After passing the first gate, the path forks, with one fork going west and up into the mountains while the second, our route, follows along the Tviberi River and heads north. After this, the path crosses a small stream (Picture 3). Nearby, in some bushes, we find drinking water. Here, yellow dots warn us of areas where there is a danger of falling rocks. We follow along the bank of the turbulent Tviberi River (Picture 4), passing raspberry and currant bushes on our way. At an elevation of 1,790 metres, we reach a fallen pine tree with a jagged yellow line painted on it. From this place, in the direction of the road we have already traveled, we can see the village of Zhibeshi (Picture 5), where we started our journey.

After walking for about one hour we approach another, outer gate, indicated by a marker nailed to a tree growing out of the gate's ruins. Behind us is the pine forest of the Karieli valley and in front of us is a mixed forest and a patch of rhododendron bushes.

We then come across two caves formed from the pieces of gigantic boulders (Picture 6), and at 1,860 metres above sea level, we see a bas-relief image attached to the cliff (Picture 7).

At 1,900 metres we come to a meadow that was created by an avalanche. This area may or may not be covered in snow, depending on the season. We then approach a cliff from which a waterfall cascades (Picture 9). The path that goes along the cliff, which locals call Mashelani, goes through a patch of bushes bearing currants and other sour berries, then through a mixed birch and cedar forest. The path takes us out into the Mashelani plain, where there is more drinking water. From this point, there are signs pointing the way on the left side of the path. At an elevation of 1,920 metres above sea level, we come across yet another waterfall with the exotic name of "Tired Woman's Tears" (Picture 10). From here we go out into a meadow and see a building (2,050 m), which once served as shelter for tourists coming from the mountain passes of Tviberi and Qvitlodi (Picture 11). We see here: to the north, Mount Toti, Mount Lukhvili and to the south the Tviberi Ridge with the meadows and rhododendron groves of Zhabeshi. Afterward we cross the Lukaia stream, enter a birch forest and go down toward the river bank. This part of the trail is steep and difficult. To the right of the path is a sign on a large boulder pointing us toward a meadow that formed as a result of an avalanche. From here the main landmark is the Diebachi cliff mass (Picture 12). 100-150 metres before we reach it, we leave the birch forest. After we come up from the meadow (2160 m), we see signs posted on birch trees to the right of the path. Later signs are on the right side, near hunter's caves atop Diebachi (2,290). From here we see: to the east - the Qvitlodi glacier (Picture 13) and Mount Tikhtingeni (4,618); to the right - the Semi pass, which goes into the Tsaneri River Valley; straight ahead - Mount Toti and the Tviberi ice pass; to the left - Toti.

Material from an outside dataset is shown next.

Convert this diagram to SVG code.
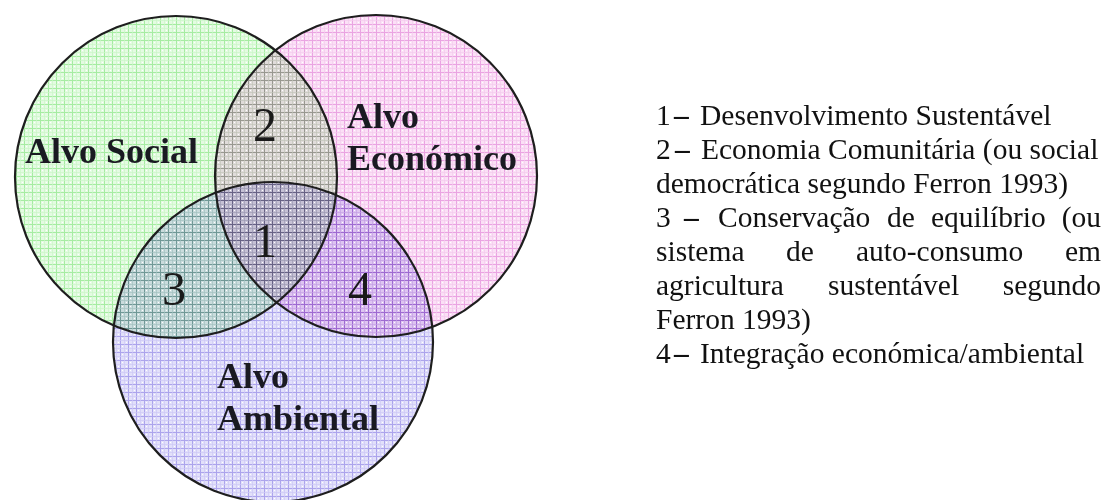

Here we reach a snowy slope (Picture 14) and after approximately 500 metres enter a rocky area, where on the right side of mineral water springs, an "F" painted on a large boulder marks the finish. The elevation here is 2,310 metres above sea level. Directly in front of us is the Tviberi ice pass.

At the beginning of the 20th century this area was home to several glaciers of the northern circus (Seri, Tviberi, Toti, Bashili, Dzinala) and the Qvitlodi glacier from the east. This snow-ice system created the largest glacier zone in Georgia, though throughout the last century the glaciers have undergone notable degradation and are receding up into the mountains. As a result, the Seri glacier has lost active contact with the Tviberi and the place where they once met is filled with detritus. The situation is similar at the meeting point of the Tviberi and Dzinala glacers. Qvitlodi, meanwhile, has moved 700-800 metres away from Tviberi. Unfortunately, the process of dispersion continues and we are witnesses to it.